L’introduction d’un legal privilege en droit français (du nom du système d’inspiration anglo-américaine déjà en place de longue date dans la plupart des pays) est soutenu par le Gouvernement qui y voit une avancée pour l’attractivité de la France (la mesure permettrait de placer les juristes d’entreprises français sur un pied d’égalité avec leurs homologues à travers le monde) et un moyen efficace de renforcer le respect du droit en entreprise (l’écrit confidentiel permettant d’alerter plus efficacement sur les risques et d’agir dans le cadre d’une démarche préventive).
La censure du Conseil constitutionnel
Le legal privilege a été introduit à l’article 49 du projet de loi d’orientation et de programmation du ministère de la justice 2023‑2027, dite « Loi Justice ».
L’encadrement du legal privilege a alors fait l’objet de débats entre les associations de juristes d’entreprise, les organisations représentant les avocats et les autorités administratives (notamment afin d’éviter la création d’un nouvelle profession réglementée).
Alors que le projet de Loi Justice était adopté par le Parlement, le Conseil constitutionnel a censuré l’introduction du legal privilege (Décision n° 2023-855 DC du 16 novembre 2023). Sans se prononcer d’une quelconque manière sur le fond, les Sages de la République ont jugé cette mesure constitutive d’un « cavalier législatif », c’est-à-dire d’une disposition légale qui n’a pas sa place dans le texte de loi dans lequel le législateur a souhaité la faire figurer.
Sans doute est-il surprenant qu’il soit indiqué que la confidentialité des avis des juristes d’entreprise « ne présente pas de lien, même indirect […] avec aucune […] des dispositions » de la Loi Justice. Mais telle a été la position du Conseil constitutionnel, qui appliquait dès lors sa jurisprudence constante en déclarant que la disposition avait été adoptée « selon une procédure contraire à la Constitution ».
La contre-attaque du législateur
L’objectif n’est toutefois pas abandonné par le législateur.
C’est ainsi qu’une proposition de loi « visant à garantir la confidentialité des consultations juridiques des juristes d’entreprise » a été enregistrée à la présidence du Sénat le 17 novembre 2023.
Le texte proposé est pratiquement identique à celui ayant été censuré par le Conseil constitutionnel, sous réserve de trois ajouts : une définition de ce qu’est une consultation juridique, l’extension de la confidentialité aux documents préparatoires de la consultation à l’exclusion des faits portés à la connaissance du juriste, l’ajout de « tout responsable de service opérationnel » à la liste des destinataires des consultations couvertes par la confidentialité.

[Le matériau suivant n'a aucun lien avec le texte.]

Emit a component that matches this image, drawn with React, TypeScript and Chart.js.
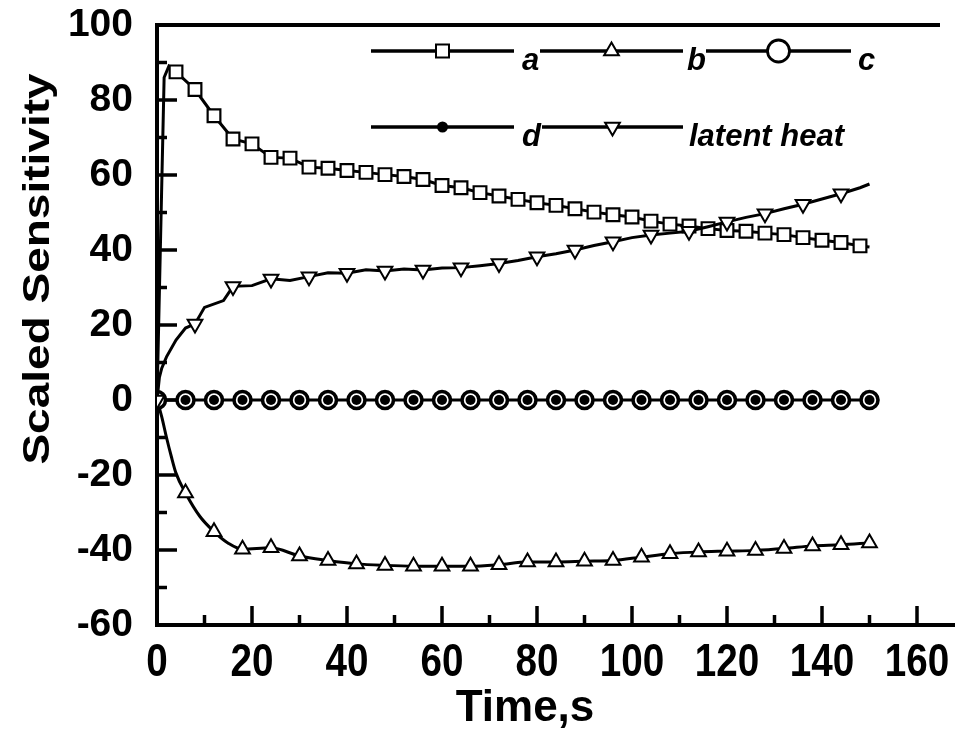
import React, { useEffect, useRef } from 'react';
import { Chart, registerables } from 'chart.js';

Chart.register(...registerables);

// ---------- data ----------
const seriesLabels = ['a', 'b', 'c', 'd', 'latent heat'];
const xTitle = 'Time,s';
const yTitle = 'Scaled Sensitivity';

const aTime = [0, 1.5, 2.5, 4, 8, 12, 16, 20, 24, 28, 32, 36, 40, 44, 48, 52, 56, 60, 64, 68, 72, 76, 80, 84, 88, 92, 96, 100, 104, 108, 112, 116, 120, 124, 128, 132, 136, 140, 144, 148, 150];
const aValue = [0, 86, 89, 87.5, 82.8, 75.8, 69.6, 68.3, 64.7, 64.5, 62.1, 61.8, 61.2, 60.7, 60.1, 59.6, 58.8, 57.2, 56.6, 55.3, 54.4, 53.5, 52.6, 51.9, 51.0, 50.1, 49.4, 48.8, 47.7, 46.9, 46.4, 45.7, 45.2, 45.0, 44.5, 44.1, 43.3, 42.6, 42.0, 41.1, 40.8];

const bTime = [0, 1, 2, 3, 4, 6, 9, 12, 15, 18, 24, 30, 36, 42, 48, 54, 60, 66, 72, 78, 84, 90, 96, 102, 108, 114, 120, 126, 132, 138, 144, 150];
const bValue = [0, -4.5, -10, -15, -19.5, -24.8, -31, -35.1, -38.2, -39.8, -39.4, -41.6, -42.8, -43.7, -44.1, -44.3, -44.3, -44.3, -43.9, -43.2, -43.2, -43.0, -42.8, -41.9, -41.0, -40.5, -40.3, -40.1, -39.6, -38.9, -38.6, -38.1];

const cdTime = [0, 6, 12, 18, 24, 30, 36, 42, 48, 54, 60, 66, 72, 78, 84, 90, 96, 102, 108, 114, 120, 126, 132, 138, 144, 150];
const cValue = [0, 0, 0, 0, 0, 0, 0, 0, 0, 0, 0, 0, 0, 0, 0, 0, 0, 0, 0, 0, 0, 0, 0, 0, 0, 0];
const dValue = [0, 0, 0, 0, 0, 0, 0, 0, 0, 0, 0, 0, 0, 0, 0, 0, 0, 0, 0, 0, 0, 0, 0, 0, 0, 0];

const latentTime = [0, 0.5, 1, 2, 4, 6, 8, 10, 14, 16, 20, 24, 28, 32, 36, 40, 44, 48, 52, 56, 60, 64, 68, 72, 76, 80, 84, 88, 92, 96, 100, 104, 108, 112, 116, 120, 124, 128, 132, 136, 140, 144, 148, 150];
const latentValue = [0, 6, 8.5, 11.5, 16, 19.2, 20.3, 24.7, 26.5, 30.3, 30.5, 32.3, 31.9, 32.9, 33.9, 33.8, 34.7, 34.4, 34.9, 34.7, 35.2, 35.3, 35.8, 36.4, 37.2, 38.2, 39.0, 40.0, 41.2, 42.2, 43.3, 44.0, 44.5, 45.0, 46.2, 47.5, 48.7, 49.7, 51.0, 52.2, 53.6, 55.0, 56.6, 57.6];

const xMin = 0;
const xMax = 168;
const xStep = 20;
const yMin = -60;
const yMax = 100;
const yStep = 20;

// ---------- helpers ----------
const toXY = (t: number[], v: number[]) => t.map((x, i) => ({ x, y: v[i] }));
const markerRadius = (times: number[], every: number, r: number, skipZero = false) => (c: any) => {
  const t = times[c.dataIndex];
  if (skipZero && t === 0) return 0;
  return t % every === 0 ? r : 0;
};

const tickFontY = { family: "'Liberation Sans', Arial, sans-serif", size: 39, weight: 'bold' as const };

// frame: spines + inward ticks + condensed x tick labels
const framePlugin = {
  id: 'frame',
  beforeDatasetsDraw(chart: any) {
    const { ctx, chartArea, scales } = chart;
    const { left, right, top, bottom } = chartArea;
    const x = scales.x;
    const y = scales.y;
    ctx.save();
    ctx.strokeStyle = '#000';
    ctx.lineWidth = 3.5;
    const xt: number[] = x.ticks.map((t: any) => t.value);
    const yt: number[] = y.ticks.map((t: any) => t.value);
    const drawX = (v: number, len: number) => {
      const p = x.getPixelForValue(v);
      ctx.beginPath(); ctx.moveTo(p, bottom); ctx.lineTo(p, bottom - len); ctx.stroke();
    };
    const drawY = (v: number, len: number) => {
      const p = y.getPixelForValue(v);
      ctx.beginPath(); ctx.moveTo(left, p); ctx.lineTo(left + len, p); ctx.stroke();
    };
    xt.forEach((v) => drawX(v, 19));
    for (let i = 0; i < xt.length - 1; i++) drawX((xt[i] + xt[i + 1]) / 2, 10);
    yt.forEach((v) => drawY(v, 20));
    for (let i = 0; i < yt.length - 1; i++) drawY((yt[i] + yt[i + 1]) / 2, 10);
    ctx.lineWidth = 4;
    ctx.beginPath();
    ctx.moveTo(right - 15, top);
    ctx.lineTo(left, top);
    ctx.lineTo(left, bottom);
    ctx.lineTo(right, bottom);
    ctx.stroke();

    // x tick labels (condensed bold, as in the original figure)
    ctx.fillStyle = '#000';
    ctx.font = "bold 46px 'Liberation Sans', Arial, sans-serif";
    ctx.textAlign = 'center';
    ctx.textBaseline = 'alphabetic';
    x.ticks.forEach((t: any) => {
      const p = x.getPixelForValue(t.value);
      ctx.save();
      ctx.translate(p, bottom + 51);
      ctx.scale(0.84, 1);
      ctx.fillText(String(t.label), 0, 0);
      ctx.restore();
    });
    ctx.restore();
  },
};

// axis titles
const titlesPlugin = {
  id: 'axisTitles',
  afterDraw(chart: any) {
    const { ctx, chartArea } = chart;
    const { left, top, bottom } = chartArea;
    ctx.save();
    ctx.fillStyle = '#000';
    ctx.font = "bold 44px 'Liberation Sans', Arial, sans-serif";
    ctx.textAlign = 'center';
    ctx.textBaseline = 'alphabetic';
    ctx.fillText(xTitle, left + 368, bottom + 96);
    ctx.translate(48.5, top + 244);
    ctx.rotate(-Math.PI / 2);
    ctx.scale(1, 0.82);
    ctx.font = "bold 46px 'Liberation Sans', Arial, sans-serif";
    ctx.fillText(yTitle, 0, 0);
    ctx.restore();
  },
};

type Mk = 'square' | 'up' | 'down' | 'ring' | 'dot';
const drawMarker = (ctx: CanvasRenderingContext2D, kind: Mk, cx: number, cy: number) => {
  ctx.save();
  ctx.strokeStyle = '#000';
  ctx.fillStyle = '#fff';
  ctx.beginPath();
  if (kind === 'square') {
    ctx.lineWidth = 2;
    ctx.rect(cx - 6.5, cy - 6.5, 13, 13);
    ctx.fill(); ctx.stroke();
  } else if (kind === 'up' || kind === 'down') {
    const r = 8.5;
    const s = kind === 'up' ? 1 : -1;
    ctx.lineWidth = 2;
    ctx.moveTo(cx, cy - s * r);
    ctx.lineTo(cx + r * 0.866, cy + s * r * 0.5);
    ctx.lineTo(cx - r * 0.866, cy + s * r * 0.5);
    ctx.closePath();
    ctx.fill(); ctx.stroke();
  } else if (kind === 'ring') {
    ctx.lineWidth = 2.8;
    ctx.arc(cx, cy, 11, 0, Math.PI * 2);
    ctx.fill(); ctx.stroke();
  } else {
    ctx.fillStyle = '#000';
    ctx.arc(cx, cy, 5.5, 0, Math.PI * 2);
    ctx.fill();
  }
  ctx.restore();
};

const legendItems: { label: string; kind: Mk; row: number; x0: number; x1: number; tx: number }[] = [
  { label: seriesLabels[0], kind: 'square', row: 0, x0: 214, x1: 357, tx: 365 },
  { label: seriesLabels[1], kind: 'up', row: 0, x0: 383, x1: 526, tx: 530 },
  { label: seriesLabels[2], kind: 'ring', row: 0, x0: 549, x1: 694, tx: 701 },
  { label: seriesLabels[3], kind: 'dot', row: 1, x0: 214, x1: 357, tx: 365 },
  { label: seriesLabels[4], kind: 'down', row: 1, x0: 385, x1: 526, tx: 532 },
];

const legendPlugin = {
  id: 'customLegend',
  afterDraw(chart: any) {
    const { ctx, chartArea } = chart;
    const { left, top } = chartArea;
    const rows = [top + 26, top + 102];
    ctx.save();
    legendItems.forEach((it) => {
      const y = rows[it.row];
      ctx.strokeStyle = '#000';
      ctx.lineWidth = 3.5;
      ctx.beginPath();
      ctx.moveTo(left + it.x0, y);
      ctx.lineTo(left + it.x1, y);
      ctx.stroke();
      drawMarker(ctx, it.kind, left + (it.x0 + it.x1) / 2, y);
      ctx.fillStyle = '#000';
      ctx.font = "italic bold 31px 'Liberation Sans', Arial, sans-serif";
      ctx.textAlign = 'left';
      ctx.textBaseline = 'alphabetic';
      ctx.fillText(it.label, left + it.tx, y + 19);
    });
    ctx.restore();
  },
};

export default function App() {
  const ref = useRef<HTMLCanvasElement>(null);

  useEffect(() => {
    const canvas = ref.current;
    if (!canvas) return;
    const chart = new Chart(canvas, {
      type: 'line',
      data: {
        datasets: [
          {
            label: seriesLabels[0],
            data: toXY(aTime, aValue),
            borderColor: '#000',
            borderWidth: 3,
            tension: 0,
            pointStyle: 'rect',
            pointRadius: markerRadius(aTime, 4, 9, true),
            pointBackgroundColor: '#fff',
            pointBorderColor: '#000',
            pointBorderWidth: 2.2,
            order: 4,
          },
          {
            label: seriesLabels[1],
            data: toXY(bTime, bValue),
            borderColor: '#000',
            borderWidth: 3,
            cubicInterpolationMode: 'monotone',
            pointStyle: 'triangle',
            pointRadius: markerRadius(bTime, 6, 8.5),
            pointBackgroundColor: '#fff',
            pointBorderColor: '#000',
            pointBorderWidth: 2,
            order: 3,
          },
          {
            label: seriesLabels[2],
            data: toXY(cdTime, cValue),
            borderColor: '#000',
            borderWidth: 3,
            pointStyle: 'circle',
            pointRadius: 8.5,
            pointBackgroundColor: '#fff',
            pointBorderColor: '#000',
            pointBorderWidth: 3.6,
            order: 2,
          },
          {
            label: seriesLabels[3],
            data: toXY(cdTime, dValue),
            borderColor: '#000',
            borderWidth: 3,
            showLine: false,
            pointStyle: 'circle',
            pointRadius: 5,
            pointBackgroundColor: '#000',
            pointBorderColor: '#000',
            pointBorderWidth: 0,
            order: 1,
          },
          {
            label: seriesLabels[4],
            data: toXY(latentTime, latentValue),
            borderColor: '#000',
            borderWidth: 3,
            tension: 0,
            pointStyle: 'triangle',
            pointRotation: 180,
            pointRadius: markerRadius(latentTime, 8, 8.5),
            pointBackgroundColor: '#fff',
            pointBorderColor: '#000',
            pointBorderWidth: 2,
            order: 0,
          },
        ],
      },
      options: {
        animation: false,
        responsive: true,
        maintainAspectRatio: false,
        events: [],
        layout: { autoPadding: false, padding: { top: 25, right: 0, left: 0, bottom: 0 } },
        plugins: {
          legend: { display: false },
          tooltip: { enabled: false },
        },
        scales: {
          x: {
            type: 'linear',
            min: xMin,
            max: xMax,
            grid: { display: false, drawTicks: false },
            border: { display: false },
            ticks: {
              display: false,
              stepSize: xStep,
              includeBounds: false,
              autoSkip: false,
              maxRotation: 0,
              padding: 0,
            },
            afterFit: (s: any) => { s.height = 106; },
          },
          y: {
            type: 'linear',
            min: yMin,
            max: yMax,
            grid: { display: false, drawTicks: true, tickLength: 24 },
            border: { display: false },
            ticks: {
              stepSize: yStep,
              padding: 0,
              color: '#000',
              font: tickFontY,
            },
            afterFit: (s: any) => { s.width = 157; },
          },
        },
      },
      plugins: [framePlugin, legendPlugin, titlesPlugin],
    } as any);
    return () => chart.destroy();
  }, []);

  return (
    <div style={{ position: 'fixed', left: 0, top: 0, width: 955, height: 731, background: '#fff' }}>
      <canvas ref={ref} />
    </div>
  );
}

Par ailleurs, une proposition de loi « relative à la confidentialité des consultations des juristes d’entreprise » a été enregistrée à la présidence de l’Assemblée Nationale le 21 décembre 2023. Le texte est identique à celui déposé au Sénat hormis l’ajout visé ci-dessus relatif à « tout responsable de service opérationnel » qui n’y est pas mentionné.
Les deux propositions de loi prévoient toujours la création d’un nouvel article 58-1 au sein de la loi n° 71-1130 du 31 décembre 1971 (relative aux professions juridiques) qui introduirait le legal privilege, c’est-à-dire la confidentialité des consultations des juristes d’entreprise, en les rendant ainsi insaisissables dans le cadre de procédures ou litiges en matière civile, commerciale ou administrative.
L’encadrement du legal privilege, issu des discussions entre les diverses parties prenantes, a également été conservé, à savoir :
- des exigences relatives à la formation des juristes (master en droit, formation initiale et continue en déontologie) ;
- des exigences relatives aux destinataires des consultations(le représentant légal, son délégataire, tout autre organe de direction, d’administration ou de surveillance de l’entreprise qui emploie le juriste , toute entité ayant à émettre des avis auxdits organes ou aux organes des entreprises contrôlant ou contrôlée par l’entreprise qui emploie le juriste et, dans la proposition de loi déposée au Sénat, tout responsable de service opérationnel) ;
- une condition de forme (les consultations doivent porter la mention « confidentiel – consultation juridique – juriste d’entreprise » ) ;
- une exclusion de la confidentialité des consultations dans le cadre de procédures pénales ou fiscales ;
- une possibilité pour les autorités administratives de contester la confidentialité lorsque la consultation a « pour finalité d’inciter à ou de faciliter la commission des manquements aux règles applicables » ;
- l’existence d’une sanction pénale en cas d’apposition frauduleuse de la mention : « confidentiel – consultation juridique – juriste d’entreprise » sur un document qui ne relève pas des conditions susvisées (trois ans d’emprisonnement et 45 000 € d’amende conformément à l’article 441‑1 du code pénal applicable au faux et à l’usage de faux).
En dépit de cet encadrement rigide, et soulevant des discussions sur sa mise en œuvre, le texte constituerait une avancée significative pour les fonctions juridiques de plus en plus importantes pour les groupes compte tenu de la complexité des règles auxquelles ils doivent se conformer. C’est, tout particulièrement, un alignement du juriste d’entreprise français avec les solutions de la majorité des systèmes juridiques à travers le monde. La mesure serait ainsi incontestablement un élément d’attractivité du droit français.
Elle revient dans l’actualité législative de 2024. En effet, la proposition de loi déposée devant le Sénat est à l’ordre du jour de la séance publique du Mercredi 14 février 2024 (Séance publique – Ordre du jour – Sénat (senat.fr)).